Kini, setiap kali kegiatan pemeriksaan balita di posyandu, masyarakat yang datang akan dilayani seperti layaknya sebuah layanan di mini market yang sudah menggunakan teknologi digital. Pengguna layanan posyandu yang datang akan disambut oleh pengurus posyandu. Lalu, petugas posyandu akan menginput data diri pengguna hingga pengguna layanan mendapatkan kartu yang sudah memiliki “barcode”. Jadi, pada pemeriksaan kesehatan berikutnya, masyarakat pengguna layanan posyandu cukup menunjukan kartu tersebut. Data-data pengguna layanan posyandu, kemudian akan terekam secara otomatis di dalam direktori komputer.
Kebaruan aplikasi
Aplikasi “posyanduku.online” ini adalah sebuah aplikasi yang murni muncul dari inisiasi masyarakat sebagai hasil dari proses dialektika pemberdayaan masyarakat desa melalui program cerdas P3PD. Namun, harus diakui, di Desa Gunung Sari sebenarnya sudah beberapa aplikasi bidang kesehatan yang beroperasi di desa yang diperankan oleh lembaga posyandu sebagai enumeratornya.
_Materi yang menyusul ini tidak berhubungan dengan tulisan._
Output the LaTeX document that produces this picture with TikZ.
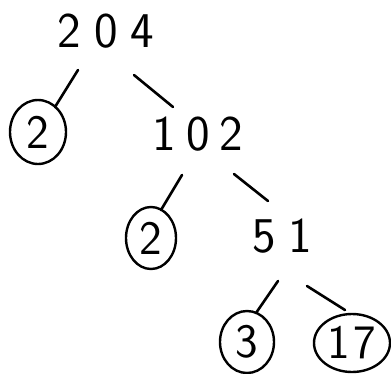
\documentclass[tikz,border=0pt]{standalone}
\usetikzlibrary{shapes.geometric}
\begin{document}
\begin{tikzpicture}[x=1pt,y=1pt,
  num/.style={inner sep=0pt, font=\sffamily\fontsize{50}{50}\selectfont},
  ring/.style={ellipse, draw, line width=2.4pt, inner sep=0pt, font=\sffamily\fontsize{48}{48}\selectfont},
  edge/.style={line width=2.6pt, line cap=round}]
\useasboundingbox (0,0) rectangle (391,-373);
\node[num] (n204) at (106,-31) {2\kern13pt0\kern13pt4};
\node[ring, minimum width=56pt, minimum height=64pt] (c1) at (38,-132) {2};
\node[num] (n102) at (198,-134) {1\kern10pt0\kern10pt2};
\node[ring, minimum width=50pt, minimum height=62pt] (c2) at (151,-238) {2};
\node[num] (n51) at (282,-236) {5\kern12pt1};
\node[ring, minimum width=54pt, minimum height=62pt] (c3) at (247,-342) {3};
\node[ring, minimum width=76pt, minimum height=58pt] (c17) at (352,-343) {1\kern4pt7};
\draw[edge] ([shift={(-28,-39)}]n204.center) -- ([shift={(17,25)}]c1.center);
\draw[edge] ([shift={(28,-44)}]n204.center) -- ([shift={(-25,27)}]n102.center);
\draw[edge] ([shift={(-16,-41)}]n102.center) -- ([shift={(10,28)}]c2.center);
\draw[edge] ([shift={(36,-40)}]n102.center) -- ([shift={(-14,35)}]n51.center);
\draw[edge] ([shift={(-4,-45)}]n51.center) -- ([shift={(9,29)}]c3.center);
\draw[edge] ([shift={(25,-50)}]n51.center) -- ([shift={(-7,33)}]c17.center);
\end{tikzpicture}
\end{document}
Aplikasi-aplikasi tersebut diantaranya eHDW dan e-PPGBM.
e-HDW merupakan aplikasi yang dikembangkan oleh Kementerian Desa PDTT bekerjasama dengan World Bank. Aplikasi ini dibuat untuk membantu desa melakukan perencanaan, pelaksanaan serta pengendalian yang melingkupi monitoring dan evaluasi terhadap pelaksanaan program penanganan stunting di desa. Dengan kata lain, e-HDW dipakai untuk menginput data stunting desa yang nantinya menjadi dasar membuat rencana kegiatan pembangunan desa dan syarat pencairan Dana Desa. e-PPGBM adalah sebuah aplikasi yang dirilis oleh BKKBN untuk pencatatan dan pelaporan gizi berbasis masyarakat. Dengan aplikasi ini, pihak posyandu dapat merekam data individu dan hasil penimbangan, lalu mengolahnya menjadi status gizi.
Secara fungsi, aplikasi posyanduku.online memiliki kemiripan dengan aplikasi e-PPGBM yaitu sama-sama memiliki fungsi untuk merekam data individu (data balita) dan hasil penimbangan. Namun yang menjadi catatan, mengapa pemerintah desa memilih untuk membuat dan memakai aplikasi sendiri, tidak lain karena desa tidak diberikan kewenangan izin untuk menggunakan data yang hasilkan dari aplikasi ePPGBM. Dengan kata lain, pihak BKKBN hanya menjadikan desa (dalam hal ini posyandu) sebagai enumerator data, tapi tidak diizinkan untuk memiliki dan menggunakannya sebagai dasar pengambilan keputusan di level desa ataupun dalam hal pembuatan perencanaan pembangunan desa. Jadi, aplikasi pendataan elektronik yang endorse oleh Kementerian/Lembaga kepada desa bersifat eksklusif. Dengan demikian, hadirnya aplikasi “posyanduku.online” yang dibuat secara mandiri oleh pemdes Gunung Sari menjadi prakarsa baru yang menerobos sifat eksklusif dari aplikasi-aplikasi sebelumnya yang masuk ke desa tapi tidak menjadikan desa sebagai subyek data desa sendiri.